A pair of CNN commentators clashed over the sexual assault allegations against Donald Trump's nominee for secretary of defense.
Pete Hegseth has been nominated to lead the Pentagon, but the Trump transition team was reportedly caught off guard by the Fox News host's payoff to a California woman who claims he sexually assaulted her while both of them were intoxicated at a 2017 conservative conference, and a former colleague said she expects more damaging revelations to come out.
"Pete Hegseth has many problems, in addition to what you just said," said Julie Roginsky, a Democratic strategist and former Fox News contributor. "Pete Hegseth, when he was at Princeton, published an article that said that women who are raped while they're passed out actually, that's not really can't consent, if they're not aware of what's happening to them, that's not rape.
"I mean, this is somebody who's going to be in charge of a military that has had massive sexual assault scandals, to be very clear, on both sides of the aisle. This is something that people have been looking into. Senators on both sides of the aisle [know] it's a problem, and if you speak to women who've served in the military, they say it's a question of not if, but when they will be sexually assaulted."
Hegseth's background also makes him a national security risk, Roginsky said.
"His own personal life and his failure to disclose certain details of that to the White House and to others is really ripe as an intelligence compromised human being," she said. "I mean, the bottom line is this is exactly the kind of person that should not be serving in a national security capacity, because this is the kind of person who has things that he doesn't want coming out, that our enemies are probably already aware of. Surely there is somebody in the Trump organization and the Trump orbit who doesn't have sexual harassment issues that they can put into this job. It does not need to be Pete Hegseth."
Tricia McLaughlin, who served in the first Trump administration, pointed out that a woman had accused president Joe Biden of raping her in 1993.
"I have to note, though, our current commander in chief Joe Biden has sexual assault allegations against him, [and] he is the leader of our country, he's the leader of the military," McLaughlin said. "So we can go through this all day, but there [are] multiple people who face these allegations, whether they be true or not. We need to make sure that there's sound investigations."
Roginsky interrupted to say she was missing the point, arguing that Hegseth's failure to disclose his past behavior to the Trump team was a genuine liability, and noted that Biden's accuser had briefly moved to Russia.

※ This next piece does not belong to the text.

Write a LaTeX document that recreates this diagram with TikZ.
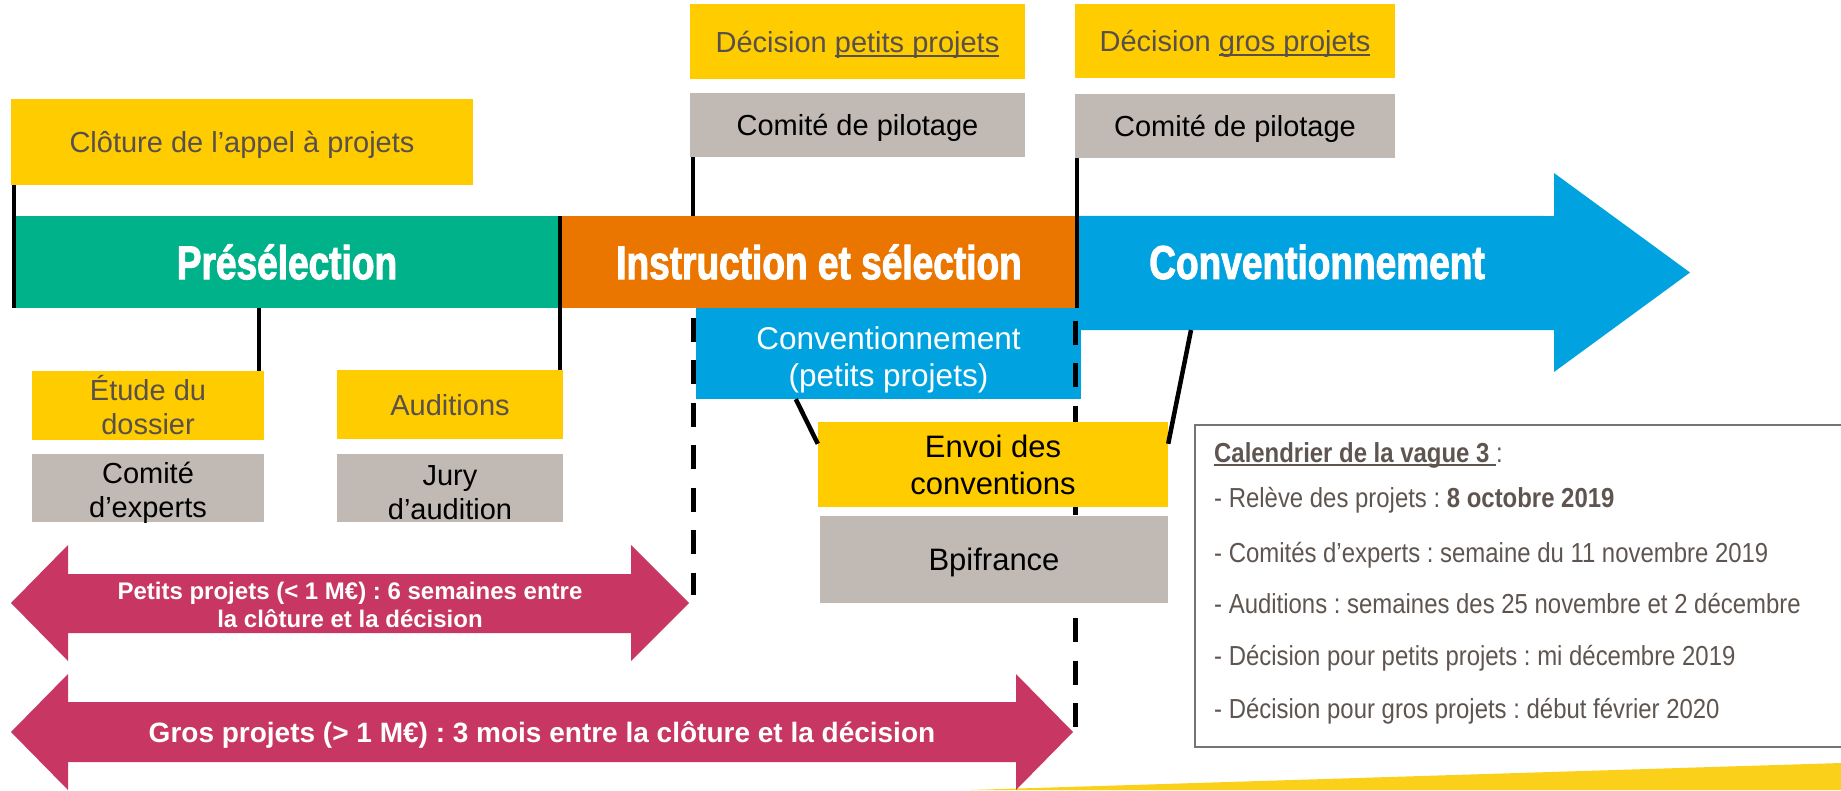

"[Biden accuser] Tara Reade is now living in Moscow working for Vladimir Putin," said Roginsky, who emigrated to the U.S. from Russia as a child. "So I think we understand where that's coming from, but, look, this is a Republican woman at a Republican conference who accused Pete Hegseth of this. This is not some Democratic deep state plant."
McLaughlin argued that the alleged assault took place eight years ago and didn't result in charges against Hegseth, but Roginsky said the woman's accusations rang true in her experience with him.

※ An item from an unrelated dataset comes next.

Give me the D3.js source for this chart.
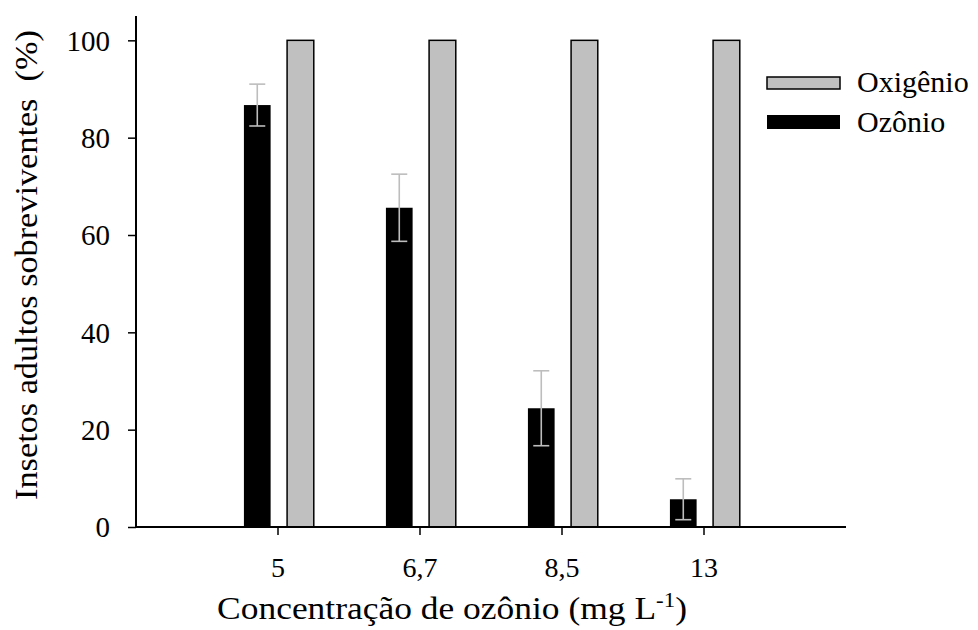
<!DOCTYPE html>
<html>
<head>
<meta charset="utf-8">
<script src="https://cdn.jsdelivr.net/npm/d3@7"></script>
</head>
<body style="margin:0">
<svg id="chart" width="978" height="630" font-family="Liberation Serif"></svg>
<script>
const categories = ["5", "6,7", "8,5", "13"];
const ozonio = [86.7, 65.6, 24.4, 5.7];
const ozonioErr = [4.3, 6.9, 7.7, 4.2];
const oxigenio = [100, 100, 100, 100];
const yTicks = [0, 20, 40, 60, 80, 100];
const seriesNames = ["Oxigênio", "Ozônio"];

const FONT = '"Liberation Serif"';
const svg = d3.select("#chart");
const x0 = 136, x1 = 846, yBottom = 527, yTop = 16;

const x = d3.scaleBand().domain(categories).range([x0, x1]).paddingInner(0).paddingOuter(0.5);
const y = d3.scaleLinear().domain([0, 105]).range([yBottom, yTop]);
const step = x.step();
const barW = step * 0.188;
const center = c => x(c) + x.bandwidth() / 2;

// Oxygen bars
svg.append("g").selectAll("rect").data(categories).join("rect")
  .attr("x", c => center(c) + step * 0.064)
  .attr("width", barW)
  .attr("y", (c, i) => y(oxigenio[i]))
  .attr("height", (c, i) => y(0) - y(oxigenio[i]))
  .attr("fill", "#c0c0c0").attr("stroke", "#000").attr("stroke-width", 1.5);

// Ozone bars
svg.append("g").selectAll("rect").data(categories).join("rect")
  .attr("x", c => center(c) - step * 0.24)
  .attr("width", barW)
  .attr("y", (c, i) => y(ozonio[i]))
  .attr("height", (c, i) => y(0) - y(ozonio[i]))
  .attr("fill", "#000");

// Error bars
const eg = svg.append("g").attr("stroke", "#bdbdbd").attr("stroke-width", 1.6).attr("fill", "none");
categories.forEach((c, i) => {
  const cx = center(c) - step * 0.24 + barW / 2;
  const top = y(ozonio[i] + ozonioErr[i]), bot = y(ozonio[i] - ozonioErr[i]);
  eg.append("line").attr("x1", cx).attr("x2", cx).attr("y1", top).attr("y2", bot);
  eg.append("line").attr("x1", cx - 8).attr("x2", cx + 8).attr("y1", top).attr("y2", top);
  eg.append("line").attr("x1", cx - 8).attr("x2", cx + 8).attr("y1", bot).attr("y2", bot);
});

// Axes
const yAxis = d3.axisLeft(y).tickValues(yTicks).tickSize(8).tickSizeOuter(0).tickPadding(18);
const gy = svg.append("g").attr("transform", `translate(${x0},0)`).call(yAxis);
gy.attr("font-family", "Liberation Serif").attr("font-size", 29);
gy.select(".domain").attr("stroke-width", 2).attr("d", `M0,${yBottom}V${yTop}`);
gy.selectAll(".tick line").attr("stroke-width", 1.5);
gy.selectAll(".tick text").attr("dy", "0.34em").attr("fill", "#000");

const xAxis = d3.axisBottom(x).tickSize(8).tickSizeOuter(0).tickPadding(22);
const gx = svg.append("g").attr("transform", `translate(0,${yBottom})`).call(xAxis);
gx.attr("font-family", "Liberation Serif").attr("font-size", 28);
gx.select(".domain").attr("stroke-width", 2).attr("d", `M${x0},0H${x1}`);
gx.selectAll(".tick line").attr("stroke-width", 1.5);
gx.selectAll(".tick text").attr("dy", "0.71em").attr("fill", "#000");

// helper: stretch a text horizontally (in its own frame) to a target length
function fitText(sel, target) {
  const w = sel.node().getBBox().width;
  return w > 0 ? target / w : 1;
}

// X axis title
const xtG = svg.append("g");
const xt = xtG.append("text").attr("x", 0).attr("y", 0).attr("text-anchor", "middle")
  .style("font-family", FONT).style("font-size", "31px");
xt.append("tspan").text("Concentração de ozônio (mg L");
xt.append("tspan").attr("dy", -12).style("font-size", "20px").text("-1");
xt.append("tspan").attr("dy", 12).text(")");
const sx = fitText(xt, 470);
xtG.attr("transform", `translate(452,619) scale(${sx},1)`);

// Y axis title
const ytG = svg.append("g");
const yt = ytG.append("text").attr("text-anchor", "middle")
  .style("font-family", FONT).style("font-size", "31px").style("white-space", "pre")
  .text("Insetos adultos sobreviventes  (%)");
const sy = fitText(yt, 470);
ytG.attr("transform", `translate(37,265) rotate(-90) scale(${sy},1)`);

// Legend
const lg = svg.append("g");
lg.append("rect").attr("x", 767).attr("y", 77).attr("width", 73).attr("height", 12)
  .attr("fill", "#c0c0c0").attr("stroke", "#000").attr("stroke-width", 1.5);
lg.append("rect").attr("x", 767).attr("y", 115).attr("width", 73).attr("height", 14).attr("fill", "#000");
lg.append("text").attr("x", 857).attr("y", 92).style("font-family", FONT).style("font-size", "30px").text(seriesNames[0]);
lg.append("text").attr("x", 857).attr("y", 132).style("font-family", FONT).style("font-size", "30px").text(seriesNames[1]);
</script>
</body>
</html>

"Listen, I worked with Pete Hegseth at Fox and, let me tell you something, Pete Hegseth has issues above and beyond this that need to be examined," Roginsky said, "because Pete Hegseth has a problem where he goes out and gets drunk, and that's also not something that we need necessarily need in our Department of Defense, and the person leading our military. So I would just say I like Pete on a personal level, [but] surely there are people who are more qualified than he is."